Politics was a dirty business even in the 19th century, and even when changing history for the better, as the best moments of Lincoln wittily and elegantly prove. Steven Spielberg's behemoth of a new film, which premiered in unfinished form at the New York film festival Monday night, has a title that suggests a sweeping portrait of the great 16th American president. But the film is largely too content depicting Abraham Lincoln as an all-knowing icon, and even with Daniel Day-Lewis's beautifully measured (and surprisingly soft-spoken) performance, Lincoln often recedes to the background of the very uneven movie that bears his name.

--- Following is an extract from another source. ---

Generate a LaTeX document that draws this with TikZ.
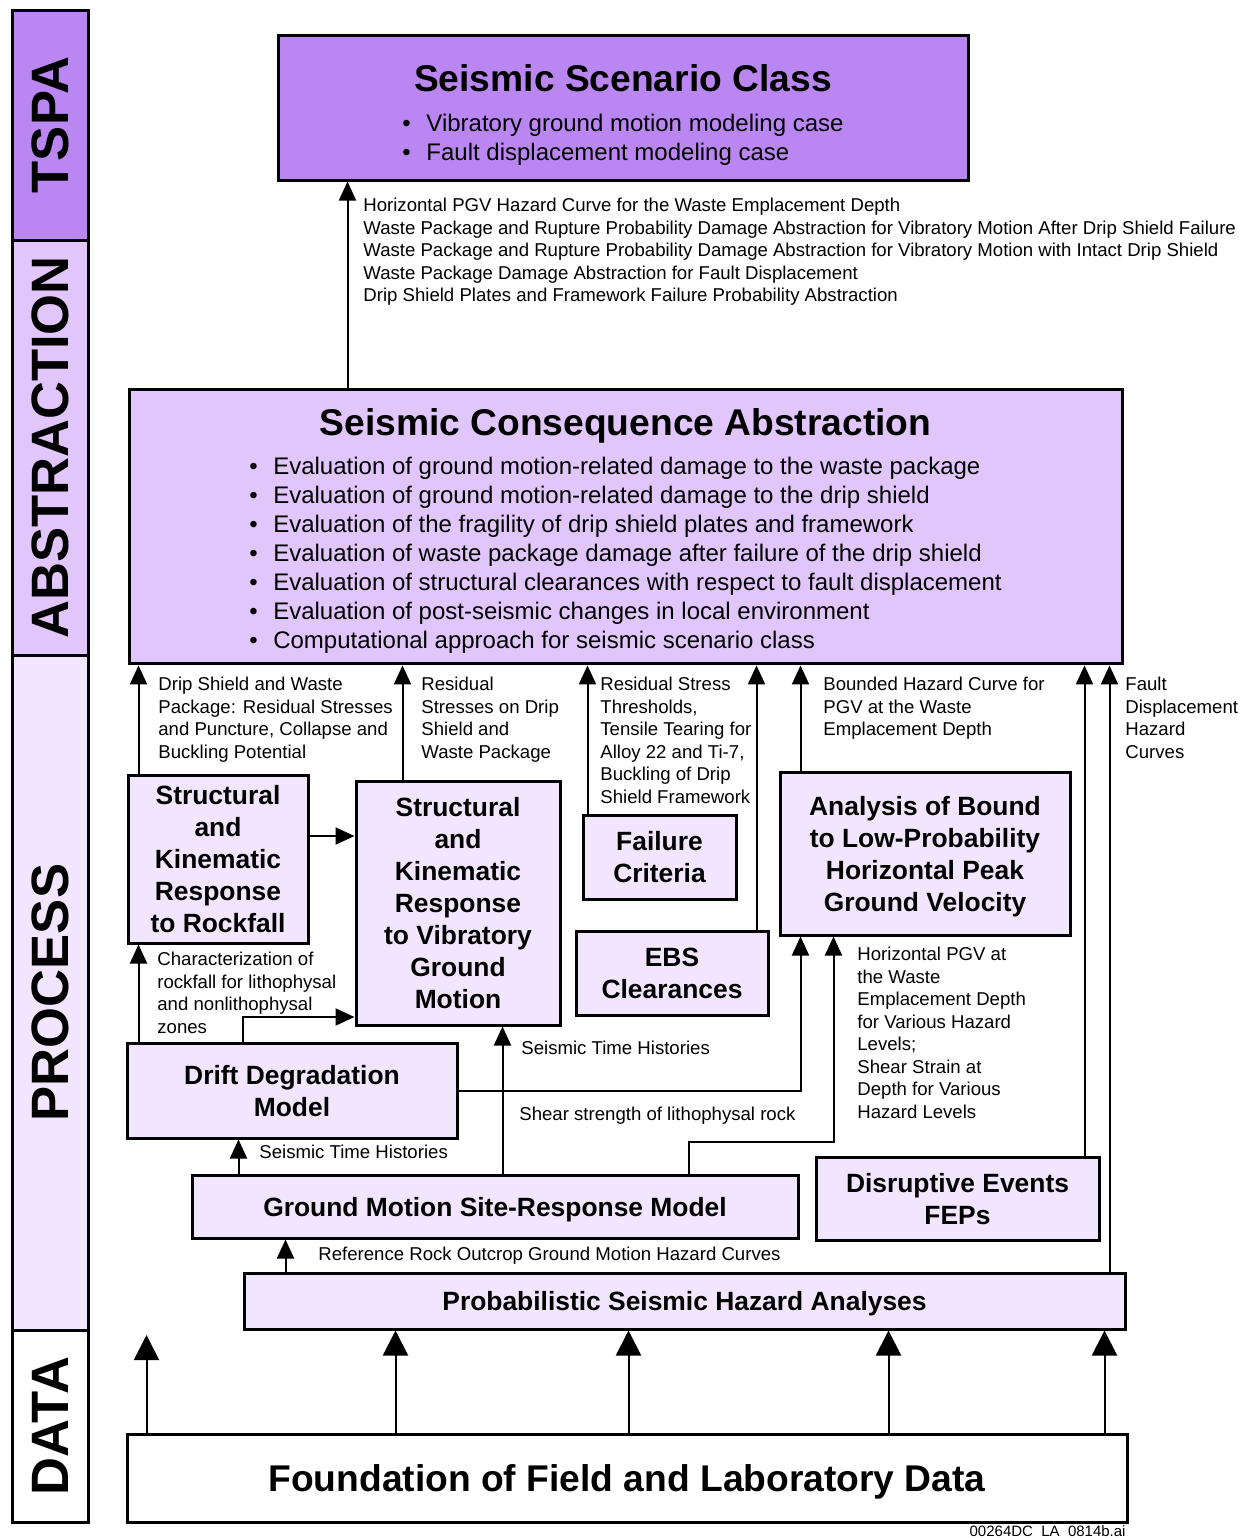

We visit the battlefield a few times, with General Ulysses S Grant (Jared Harris) preparing to negotiate peace with the Confederacy, but Lincoln is largely set in the cramped chambers of the White House and Congress; between that and the many speeches about constitutional law, it can start to feel a little airless. Glimpses into Lincoln's personal life, including strained relationships with both his wife (Sally Field) and eldest son (Joseph Gordon-Levitt), are intended to add a human dimension to the president, but they're never as effective as simply seeing the man at work; Gordon-Levitt has had a fantastic year in other films, but his character here is entirely superfluous, and Field brings tremendous overacting to a cast that's otherwise quite restrained.

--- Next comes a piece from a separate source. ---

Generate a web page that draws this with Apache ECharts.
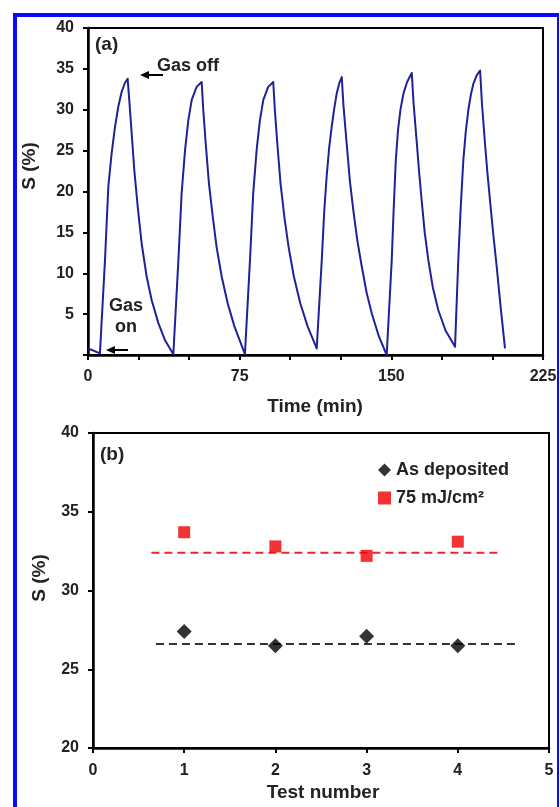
<!DOCTYPE html>
<html>
<head>
<meta charset="utf-8">
<script src="https://cdn.jsdelivr.net/npm/echarts@6/dist/echarts.min.js"></script>
<style>
  html, body { margin: 0; padding: 0; background: #fff; }
  #main { width: 560px; height: 807px; }
</style>
</head>
<body>
<div id="main"></div>
<script>
  // (a) sensor response vs time (one row per gas on/off cycle)
  var timeMin = [0.1, 3.0, 5.9,
    8.4, 10.05, 11.7, 13.35, 15.0, 16.65, 18.3, 19.6, 20.4, 21.6, 22.9, 24.6, 26.5, 29.0, 31.5, 34.8, 38.1, 42.2,
    44.7, 46.3, 48.0, 49.6, 51.3, 53.7, 56.2, 57.0, 58.2, 59.8, 61.7, 63.6, 66.1, 69.1, 72.4, 77.6,
    80.1, 81.7, 83.4, 85.0, 86.7, 89.1, 91.6, 92.4, 93.6, 95.2, 97.1, 99.2, 101.8, 105.0, 108.6, 113.1,
    115.6, 116.8, 118.0, 119.2, 120.5, 121.8, 123.0, 124.3, 125.5, 126.3, 127.9, 129.5, 131.2, 133.2, 135.4, 137.8, 140.3, 143.8, 147.7,
    150.2, 151.1, 152.2, 153.3, 154.5, 156.0, 157.8, 160.1, 161.0, 162.6, 163.8, 165.0, 166.5, 168.3, 170.5, 173.2, 176.8, 181.5,
    183.1, 184.3, 185.6, 186.8, 188.1, 189.3, 190.6, 192.2, 193.9, 194.8, 196.3, 197.5, 198.8, 200.4, 202.1, 204.0, 206.2];
  var sensPct = [0.8, 0.5, 0.2,
    11.6, 20.6, 24.7, 27.9, 30.4, 32.2, 33.3, 33.8, 31.2, 27.1, 22.6, 18.1, 13.7, 9.6, 6.7, 3.9, 1.8, 0.1,
    11.6, 19.8, 25.1, 28.7, 31.2, 32.8, 33.4, 30.0, 25.9, 21.0, 16.9, 13.2, 9.6, 6.3, 3.5, 0.1,
    11.6, 19.8, 25.1, 28.7, 31.2, 32.8, 33.4, 30.0, 25.9, 21.0, 16.9, 13.2, 9.6, 6.3, 3.5, 0.8,
    11.6, 17.5, 21.8, 25.2, 27.9, 30.2, 32.0, 33.3, 34.0, 30.6, 25.9, 21.3, 17.7, 14.0, 10.8, 7.6, 5.1, 2.3, 0.0,
    11.6, 17.5, 23.8, 27.5, 30.0, 32.0, 33.4, 34.5, 30.8, 25.9, 22.2, 18.9, 15.0, 11.6, 8.3, 5.5, 3.0, 1.0,
    11.6, 18.0, 23.8, 27.3, 30.0, 31.8, 33.2, 34.2, 34.8, 30.8, 25.9, 22.3, 18.9, 14.8, 10.8, 6.0, 0.8];

  // (b) response per test
  var testNum = [1, 2, 3, 4];
  var asDeposited = [27.4, 26.5, 27.1, 26.5];
  var lased75 = [33.7, 32.8, 32.2, 33.1];
  var asDepMean = 26.6;
  var lasedMean = 32.4;
  var asDepSpan = [0.69, 4.65];
  var lasedSpan = [0.64, 4.46];

  var FONT = 'Liberation Sans';
  var BLUE = '#0a0aff';

  function zip(xs, ys) {
    return xs.map(function (x, i) { return [x, ys[i]]; });
  }

  function axisBase() {
    return {
      axisLine: { show: true, onZero: false, lineStyle: { color: '#000', width: 2.5 } },
      axisTick: { show: true, length: 5, lineStyle: { color: '#000', width: 2 } },
      splitLine: { show: false },
      axisLabel: { color: '#222', fontFamily: FONT, fontWeight: 'bold', fontSize: 16 }
    };
  }

  function txt(text, x, y, size, align, rot) {
    return {
      type: 'text', x: x, y: y, rotation: rot || 0, z: 100,
      style: {
        text: text, x: 0, y: 0, fill: '#222',
        font: 'bold ' + size + 'px "' + FONT + '"',
        textAlign: align || 'left', textVerticalAlign: 'middle'
      }
    };
  }

  function arrow(x1, x2, y) {
    return [
      { type: 'line', z: 100, shape: { x1: x1 + 6, y1: y, x2: x2, y2: y }, style: { stroke: '#000', lineWidth: 2 } },
      { type: 'polygon', z: 100, shape: { points: [[x1, y], [x1 + 9, y - 4], [x1 + 9, y + 4]] }, style: { fill: '#000' } }
    ];
  }

  var xTop = axisBase();
  xTop.type = 'value'; xTop.gridIndex = 0; xTop.min = 0; xTop.max = 225; xTop.interval = 25;
  xTop.axisLabel.margin = 14;
  xTop.axisLabel.formatter = function (v) { return v % 75 === 0 ? v : ''; };

  var yTop = axisBase();
  yTop.type = 'value'; yTop.gridIndex = 0; yTop.min = 0; yTop.max = 40; yTop.interval = 5;
  yTop.axisLabel.margin = 14;
  yTop.axisLabel.formatter = function (v) { return v === 0 ? '' : v; };

  var xBot = axisBase();
  xBot.type = 'value'; xBot.gridIndex = 1; xBot.min = 0; xBot.max = 5; xBot.interval = 1;
  xBot.axisLabel.margin = 15;

  var yBot = axisBase();
  yBot.type = 'value'; yBot.gridIndex = 1; yBot.min = 20; yBot.max = 40; yBot.interval = 5;
  yBot.axisLabel.margin = 14;

  var graphics = [
    { type: 'rect', z: 200, shape: { x: 13, y: 13, width: 4, height: 794 }, style: { fill: BLUE } },
    { type: 'rect', z: 200, shape: { x: 13, y: 13, width: 546, height: 4 }, style: { fill: BLUE } },
    { type: 'rect', z: 200, shape: { x: 557, y: 13, width: 2, height: 794 }, style: { fill: BLUE } },
    txt('(a)', 95, 45, 19),
    txt('(b)', 100, 455, 19),
    txt('Gas off', 157, 66, 18),
    txt('Gas', 126, 306, 18, 'center'),
    txt('on', 126, 327, 18, 'center'),
    txt('S (%)', 30, 166, 19, 'center', Math.PI / 2),
    txt('S (%)', 40, 578, 19, 'center', Math.PI / 2),
    txt('Time (min)', 315, 407, 19, 'center'),
    txt('Test number', 323, 793, 19, 'center')
  ].concat(arrow(140, 163, 75)).concat(arrow(106, 128, 350));

  var chart = echarts.init(document.getElementById('main'), null, { renderer: 'canvas' });
  chart.setOption({
    animation: false,
    backgroundColor: '#fff',
    grid: [
      { left: 88, top: 28, width: 455, height: 327, show: true, borderColor: '#000', borderWidth: 2, backgroundColor: '#fff' },
      { left: 93, top: 433, width: 456, height: 315, show: true, borderColor: '#000', borderWidth: 2, backgroundColor: '#fff' }
    ],
    xAxis: [xTop, xBot],
    yAxis: [yTop, yBot],
    legend: {
      orient: 'vertical', left: 373, top: 456, itemGap: 10, itemWidth: 13, itemHeight: 13,
      data: ['As deposited', '75 mJ/cm²'],
      textStyle: { fontFamily: FONT, fontWeight: 'bold', fontSize: 18, color: '#222' }
    },
    graphic: graphics,
    series: [
      {
        type: 'line', xAxisIndex: 0, yAxisIndex: 0, data: zip(timeMin, sensPct),
        symbol: 'none', smooth: false,
        lineStyle: { color: '#20209a', width: 2, join: 'round' }
      },
      {
        type: 'line', xAxisIndex: 1, yAxisIndex: 1, symbol: 'none',
        data: [[lasedSpan[0], lasedMean], [lasedSpan[1], lasedMean]],
        lineStyle: { color: '#e82828', width: 2, type: [8, 5] }
      },
      {
        type: 'line', xAxisIndex: 1, yAxisIndex: 1, symbol: 'none',
        data: [[asDepSpan[0], asDepMean], [asDepSpan[1], asDepMean]],
        lineStyle: { color: '#333', width: 2, type: [8, 5] }
      },
      {
        name: 'As deposited', type: 'scatter', xAxisIndex: 1, yAxisIndex: 1,
        data: zip(testNum, asDeposited), symbol: 'diamond', symbolSize: 15,
        itemStyle: { color: '#000' }, z: 5
      },
      {
        name: '75 mJ/cm²', type: 'scatter', xAxisIndex: 1, yAxisIndex: 1,
        data: zip(testNum, lased75), symbol: 'rect', symbolSize: 12,
        itemStyle: { color: '#f00000' }, z: 5
      }
    ]
  });
</script>
</body>
</html>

Lincoln isn't as sentimental as you might expect from Spielberg, and though it never digs deep enough into Lincoln as a man, it's unafraid to show him as a canny politician willing to bend the law and make enormous compromises to accomplish a greater goal. With John Williams's gentle score, posh cinematography from Janusz Kaminski and a whole load of big costumes and facial hair for the cast, Lincoln veers too often toward becoming a somnolent period piece, but the strong cast and political texture always manage to perk things back up. Though it might have worked better as a tighter, purely political thriller with even less focus on the title character, Lincoln's smarty-pants pleasures manage to outweigh its stuffy drawbacks.